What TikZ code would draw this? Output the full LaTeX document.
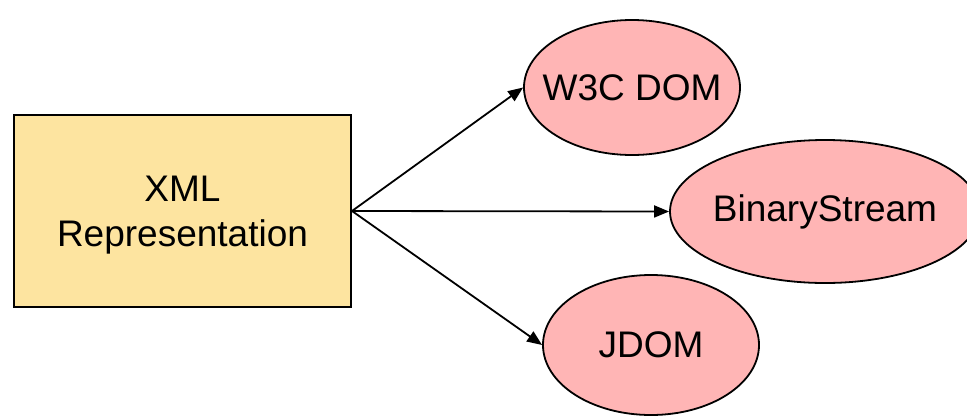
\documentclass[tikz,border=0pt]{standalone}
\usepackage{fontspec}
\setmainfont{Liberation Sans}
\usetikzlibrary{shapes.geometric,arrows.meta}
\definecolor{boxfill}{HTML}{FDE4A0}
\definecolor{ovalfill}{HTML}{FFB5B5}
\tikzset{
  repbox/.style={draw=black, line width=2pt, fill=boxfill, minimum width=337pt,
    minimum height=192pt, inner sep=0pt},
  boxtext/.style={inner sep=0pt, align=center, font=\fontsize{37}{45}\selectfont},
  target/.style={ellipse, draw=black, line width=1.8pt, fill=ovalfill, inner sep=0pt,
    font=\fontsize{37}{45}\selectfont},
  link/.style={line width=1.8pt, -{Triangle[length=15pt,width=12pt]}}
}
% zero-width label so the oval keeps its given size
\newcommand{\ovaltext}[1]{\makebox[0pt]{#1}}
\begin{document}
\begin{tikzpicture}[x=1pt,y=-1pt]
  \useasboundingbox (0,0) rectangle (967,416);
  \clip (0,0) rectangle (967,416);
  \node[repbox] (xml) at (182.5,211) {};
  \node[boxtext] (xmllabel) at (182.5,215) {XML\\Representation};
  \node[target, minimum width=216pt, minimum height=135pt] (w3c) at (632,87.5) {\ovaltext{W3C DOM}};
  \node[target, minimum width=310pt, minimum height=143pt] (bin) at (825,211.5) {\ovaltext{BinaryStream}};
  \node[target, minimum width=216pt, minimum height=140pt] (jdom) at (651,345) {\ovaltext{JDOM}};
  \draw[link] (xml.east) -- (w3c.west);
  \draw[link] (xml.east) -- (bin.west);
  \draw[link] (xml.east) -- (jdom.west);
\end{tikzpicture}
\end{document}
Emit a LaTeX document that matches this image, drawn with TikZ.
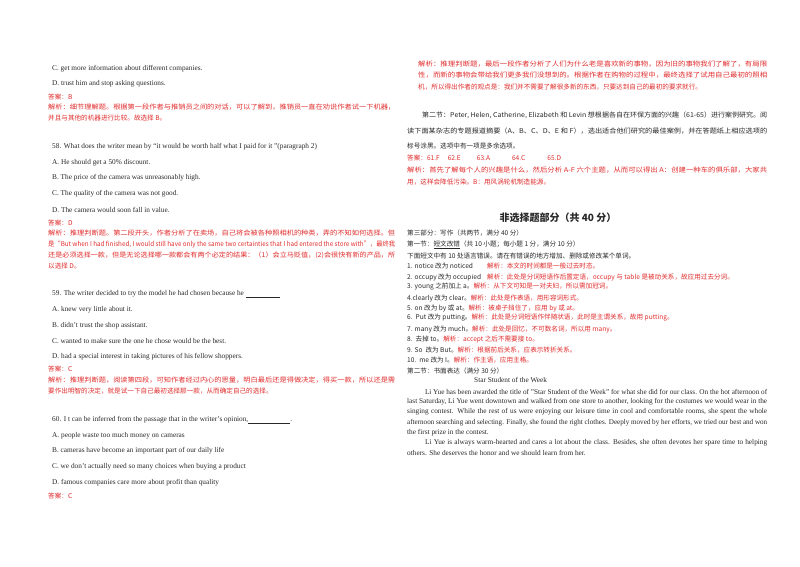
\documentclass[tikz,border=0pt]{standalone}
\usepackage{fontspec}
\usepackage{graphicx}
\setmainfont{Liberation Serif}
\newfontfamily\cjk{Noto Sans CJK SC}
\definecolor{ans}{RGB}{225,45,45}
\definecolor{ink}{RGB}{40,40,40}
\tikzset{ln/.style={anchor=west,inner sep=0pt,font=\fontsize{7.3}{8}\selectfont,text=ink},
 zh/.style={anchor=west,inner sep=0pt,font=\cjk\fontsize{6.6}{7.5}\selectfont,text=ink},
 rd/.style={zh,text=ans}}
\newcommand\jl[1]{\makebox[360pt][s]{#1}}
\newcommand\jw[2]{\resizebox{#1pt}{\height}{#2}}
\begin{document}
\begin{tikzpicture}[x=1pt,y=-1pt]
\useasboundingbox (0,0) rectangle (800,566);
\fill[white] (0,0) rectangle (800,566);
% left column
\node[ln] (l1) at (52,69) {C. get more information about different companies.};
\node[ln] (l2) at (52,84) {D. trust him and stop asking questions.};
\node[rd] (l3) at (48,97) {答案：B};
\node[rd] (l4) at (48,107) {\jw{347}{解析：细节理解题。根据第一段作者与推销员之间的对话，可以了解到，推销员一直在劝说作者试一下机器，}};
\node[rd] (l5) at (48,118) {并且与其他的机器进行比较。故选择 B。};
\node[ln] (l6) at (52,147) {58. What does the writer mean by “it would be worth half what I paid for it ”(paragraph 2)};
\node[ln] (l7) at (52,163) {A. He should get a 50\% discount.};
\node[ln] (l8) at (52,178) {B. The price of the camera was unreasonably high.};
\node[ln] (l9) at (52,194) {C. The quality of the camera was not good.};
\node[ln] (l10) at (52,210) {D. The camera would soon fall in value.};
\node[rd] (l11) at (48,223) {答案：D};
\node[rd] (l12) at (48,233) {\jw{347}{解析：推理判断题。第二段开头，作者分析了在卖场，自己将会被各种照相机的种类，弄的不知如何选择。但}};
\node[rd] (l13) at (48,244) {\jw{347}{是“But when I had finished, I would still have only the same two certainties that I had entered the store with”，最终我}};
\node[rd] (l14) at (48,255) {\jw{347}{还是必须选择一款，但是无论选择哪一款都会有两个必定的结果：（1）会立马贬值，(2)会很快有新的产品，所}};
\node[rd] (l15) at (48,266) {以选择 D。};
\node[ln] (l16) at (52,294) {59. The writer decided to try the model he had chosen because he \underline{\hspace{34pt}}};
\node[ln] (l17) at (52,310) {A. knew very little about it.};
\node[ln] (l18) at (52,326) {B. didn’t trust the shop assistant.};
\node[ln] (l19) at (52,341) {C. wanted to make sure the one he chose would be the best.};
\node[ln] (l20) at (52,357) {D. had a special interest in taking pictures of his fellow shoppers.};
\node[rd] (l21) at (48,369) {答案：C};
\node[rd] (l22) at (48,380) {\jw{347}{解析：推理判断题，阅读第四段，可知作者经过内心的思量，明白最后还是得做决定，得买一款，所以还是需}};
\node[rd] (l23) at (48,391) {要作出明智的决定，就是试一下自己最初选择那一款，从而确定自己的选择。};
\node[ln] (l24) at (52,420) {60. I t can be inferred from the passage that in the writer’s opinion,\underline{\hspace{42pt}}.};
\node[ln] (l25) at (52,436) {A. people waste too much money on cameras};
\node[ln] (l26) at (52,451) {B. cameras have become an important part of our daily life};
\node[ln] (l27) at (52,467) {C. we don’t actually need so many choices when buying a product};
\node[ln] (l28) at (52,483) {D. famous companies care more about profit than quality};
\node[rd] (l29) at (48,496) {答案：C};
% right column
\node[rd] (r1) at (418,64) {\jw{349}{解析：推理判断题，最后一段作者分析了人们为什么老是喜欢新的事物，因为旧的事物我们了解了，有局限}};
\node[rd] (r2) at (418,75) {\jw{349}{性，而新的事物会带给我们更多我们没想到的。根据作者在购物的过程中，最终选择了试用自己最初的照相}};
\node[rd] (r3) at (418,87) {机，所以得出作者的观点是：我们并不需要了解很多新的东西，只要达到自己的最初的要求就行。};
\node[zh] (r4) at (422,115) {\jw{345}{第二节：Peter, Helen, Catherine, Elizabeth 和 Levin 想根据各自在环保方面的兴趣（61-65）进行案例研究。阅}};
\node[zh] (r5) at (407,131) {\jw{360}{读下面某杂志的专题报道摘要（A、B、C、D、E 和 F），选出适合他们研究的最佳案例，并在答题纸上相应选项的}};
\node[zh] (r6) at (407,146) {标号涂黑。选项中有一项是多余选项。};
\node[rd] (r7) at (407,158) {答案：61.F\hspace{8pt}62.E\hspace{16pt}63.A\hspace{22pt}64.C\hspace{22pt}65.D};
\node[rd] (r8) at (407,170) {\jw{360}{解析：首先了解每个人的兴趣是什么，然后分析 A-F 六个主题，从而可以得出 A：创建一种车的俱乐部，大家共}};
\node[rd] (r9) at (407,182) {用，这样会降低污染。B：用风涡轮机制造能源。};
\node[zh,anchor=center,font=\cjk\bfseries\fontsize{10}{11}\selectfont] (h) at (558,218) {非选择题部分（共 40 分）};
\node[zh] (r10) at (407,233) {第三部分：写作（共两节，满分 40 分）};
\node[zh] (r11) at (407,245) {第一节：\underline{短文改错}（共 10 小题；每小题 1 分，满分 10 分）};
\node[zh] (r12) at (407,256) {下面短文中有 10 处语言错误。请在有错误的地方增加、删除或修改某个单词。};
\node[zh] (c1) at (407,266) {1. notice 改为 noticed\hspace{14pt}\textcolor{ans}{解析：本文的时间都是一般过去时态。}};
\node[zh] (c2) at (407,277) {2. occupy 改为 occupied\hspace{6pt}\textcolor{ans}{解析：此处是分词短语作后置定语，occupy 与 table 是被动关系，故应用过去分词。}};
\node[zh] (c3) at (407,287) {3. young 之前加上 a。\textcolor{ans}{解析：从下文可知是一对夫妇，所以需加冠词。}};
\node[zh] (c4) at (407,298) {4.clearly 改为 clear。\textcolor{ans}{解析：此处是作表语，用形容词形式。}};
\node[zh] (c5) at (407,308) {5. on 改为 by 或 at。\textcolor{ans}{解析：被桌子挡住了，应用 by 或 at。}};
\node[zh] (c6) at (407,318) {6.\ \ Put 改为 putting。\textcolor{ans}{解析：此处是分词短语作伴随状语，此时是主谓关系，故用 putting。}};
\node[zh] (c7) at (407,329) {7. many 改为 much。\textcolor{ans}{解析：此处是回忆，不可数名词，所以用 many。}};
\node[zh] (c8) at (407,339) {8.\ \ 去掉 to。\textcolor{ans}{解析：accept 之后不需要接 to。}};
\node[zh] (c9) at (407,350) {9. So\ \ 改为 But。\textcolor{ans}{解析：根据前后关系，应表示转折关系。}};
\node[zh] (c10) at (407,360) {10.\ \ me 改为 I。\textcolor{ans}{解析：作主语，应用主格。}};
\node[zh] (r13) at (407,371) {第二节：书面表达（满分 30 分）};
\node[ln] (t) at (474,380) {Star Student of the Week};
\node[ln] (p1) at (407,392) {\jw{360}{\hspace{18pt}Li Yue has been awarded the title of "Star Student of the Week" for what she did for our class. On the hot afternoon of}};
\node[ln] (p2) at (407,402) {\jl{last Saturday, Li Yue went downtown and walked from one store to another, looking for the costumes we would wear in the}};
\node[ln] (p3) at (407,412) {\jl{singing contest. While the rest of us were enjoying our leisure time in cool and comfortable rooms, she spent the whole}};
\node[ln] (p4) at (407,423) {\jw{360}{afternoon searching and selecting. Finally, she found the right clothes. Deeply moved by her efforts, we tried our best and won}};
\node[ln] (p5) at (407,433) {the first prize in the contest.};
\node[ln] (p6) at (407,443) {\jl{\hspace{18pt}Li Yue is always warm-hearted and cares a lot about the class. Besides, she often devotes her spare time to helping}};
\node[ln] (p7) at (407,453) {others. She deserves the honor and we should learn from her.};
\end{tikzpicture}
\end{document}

▶ **Task instructions**
Give nothing but the count of lines in the listing above that hold the string "with".

▶ **Answer to this task**
2